The Difference Between AI Assistance and Legal Advice
A distinction worth drawing clearly is the one between AI legal assistance and actual legal advice. AI tools can analyse language, flag risk, surface relevant information, and help you understand what a document says and what it might mean. They are powerful aids for legal comprehension and document management.
What they do not do, and should not be expected to do, is replace the judgment of a qualified lawyer in situations that require it. Complex litigation, regulatory enforcement, M&A transactions, and high-stakes negotiations are areas where professional legal counsel remains essential. The value of AI legal tools is not that they eliminate the need for lawyers, but that they make the cases where you actually need a lawyer much clearer, and they handle the significant volume of routine legal work that does not require one.
Understanding this distinction helps businesses use these tools appropriately and get the most value from them, without either over-relying on them in situations that warrant professional advice or under-using them out of an excessive caution that keeps legal costs unnecessarily high.
What to Look for in an AI Legal Platform
If you are evaluating AI legal tools for your business, a few criteria are worth prioritising. First, accuracy matters enormously in a legal context. A tool that misreads contract language or misses a critical clause is worse than useless, so look for platforms with demonstrated performance on legal document analysis rather than general-purpose AI applied to legal texts.
Second, the user experience should match your actual workflow. A tool that requires extensive setup, technical expertise, or deep legal knowledge to operate effectively will not get used consistently, which defeats the purpose.
Third, consider the scope of jurisdictional coverage. Legal requirements vary significantly by country, and even by region within countries. If your business operates across borders, you need a platform that can handle the legal contexts relevant to where you operate.

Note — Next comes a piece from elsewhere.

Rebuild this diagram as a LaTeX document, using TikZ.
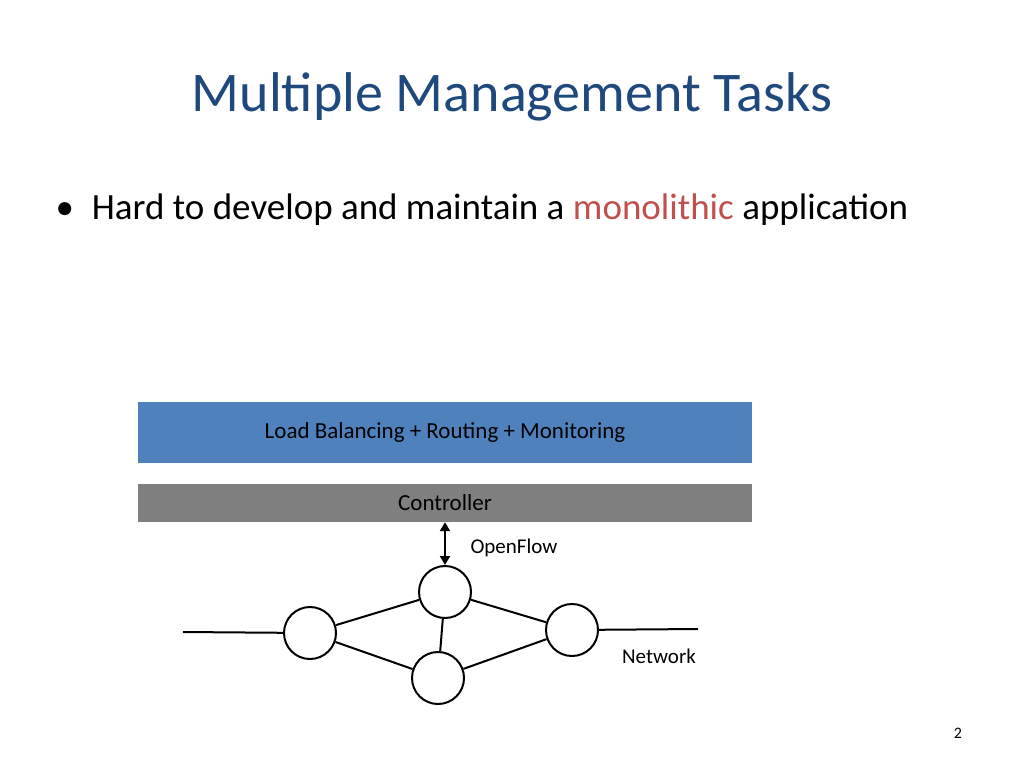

Fourth, look at how the platform handles document privacy, as discussed above. This is non-negotiable for business use.
Finally, consider the roadmap. AI legal technology is evolving rapidly, and the platforms that are investing seriously in their capabilities today are the ones most likely to deliver meaningful value over the next few years. A tool that is good today but has a stagnant development pipeline is a risk.
The Broader Shift in How Businesses Relate to Legal Work
Perhaps the most significant change that AI legal tools are driving is not operational but attitudinal. For decades, legal work has been something many business owners approach with a combination of anxiety and avoidance. It is expensive, slow, opaque, and often disconnected from the pace at which business actually moves.

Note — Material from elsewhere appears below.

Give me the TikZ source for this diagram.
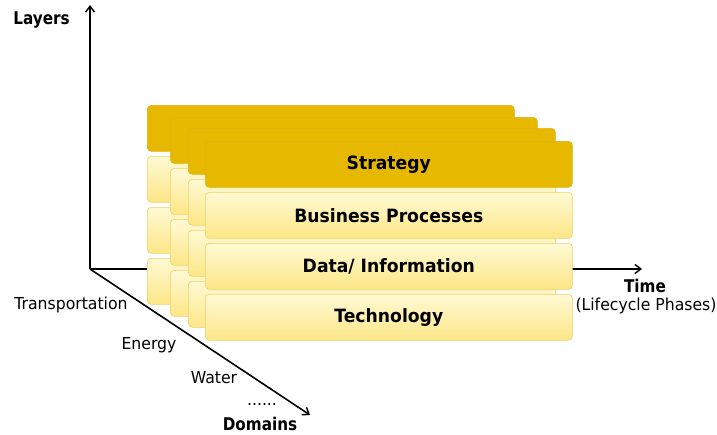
\documentclass[tikz,border=0pt]{standalone}
\usepackage{fontspec}
\setmainfont{DejaVu Sans}
\newfontfamily\boxfont[FakeStretch=0.94]{DejaVu Sans}
\newfontfamily\labfont[FakeStretch=0.95]{DejaVu Sans}
\newfontfamily\blabfont[FakeStretch=0.87]{DejaVu Sans}
\usetikzlibrary{arrows.meta}
\definecolor{gold}{RGB}{230,185,0}
\definecolor{goldline}{RGB}{222,178,20}
\definecolor{ltop}{RGB}{255,250,212}
\definecolor{lbot}{RGB}{253,230,135}
\definecolor{lline}{RGB}{238,208,105}
\tikzset{
  layerbox/.style={rounded corners=4pt, minimum width=367pt, minimum height=46pt, inner sep=0pt, anchor=north west,
    font=\boxfont\fontsize{18.3}{21}\selectfont\bfseries, line width=0.6pt},
  strat/.style={layerbox, fill=gold, draw=goldline},
  yel/.style={layerbox, top color=ltop, bottom color=lbot, draw=lline},
  axis/.style={line width=1.6pt, -{Straight Barb[length=6pt,width=9pt,line width=1.4pt]}},
  blab/.style={inner sep=0pt, font=\blabfont\fontsize{17.5}{20}\selectfont\bfseries},
  rlab/.style={inner sep=0pt, font=\labfont\fontsize{16.5}{19}\selectfont},
}
\begin{document}
\begin{tikzpicture}[x=1pt,y=-1pt]
\useasboundingbox (0,0) rectangle (717,434);
\coordinate (o) at (90,269);
\coordinate (ytip) at (90,5);
\coordinate (xtip) at (642,269);
\coordinate (ztip) at (310,415);
\draw[axis] (o) -- (ytip);
\draw[axis] (o) -- (xtip);
\draw[axis] (o) -- (ztip);
% back stacks
\foreach \L/\T/\n in {147/105/a,170/117/b,188/128/c}{
  \node[strat] (s\n) at (\L,\T) {};
  \node[yel] (b\n) at (\L,\T+51) {};
  \node[yel] (d\n) at (\L,\T+102) {};
  \node[yel] (t\n) at (\L,\T+153) {};
}
% front stack
\node[strat] (sd) at (205,141) {Strategy};
\node[yel] (bd) at (205,192) {Business Processes};
\node[yel] (dd) at (205,243) {Data/ Information};
\node[yel] (td) at (205,294) {Technology};
% labels
\node[blab] (layers) at (41.5,20) {Layers};
\node[blab] (time) at (645,286) {Time};
\node[rlab] (life) at (646,306) {(Lifecycle Phases)};
\node[rlab] (trans) at (71,305) {Transportation};
\node[rlab] (energy) at (149,345) {Energy};
\node[rlab] (water) at (214,378) {Water};
\node[rlab] (dots) at (262,404) {......};
\node[blab] (domains) at (260,424) {Domains};
\end{tikzpicture}
\end{document}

AI is beginning to change that relationship. When legal review becomes fast and accessible, business owners engage with it more proactively. They review contracts before signing rather than after disputes arise. They check compliance requirements before launching new products rather than after a regulator gets in touch. They understand what they are agreeing to rather than signing and hoping for the best.
This shift from reactive to proactive legal engagement is one of the more underappreciated benefits of AI in the legal space. It does not show up in a single transaction, but over time it builds a more resilient, better-governed business.
Looking Ahead
AI in legal services is still early relative to where it will eventually be. The current generation of tools is already useful and increasingly capable, but the roadmap ahead includes deeper integration with regulatory databases, real-time compliance monitoring, multilingual legal analysis, and AI systems capable of handling increasingly complex legal questions with high reliability.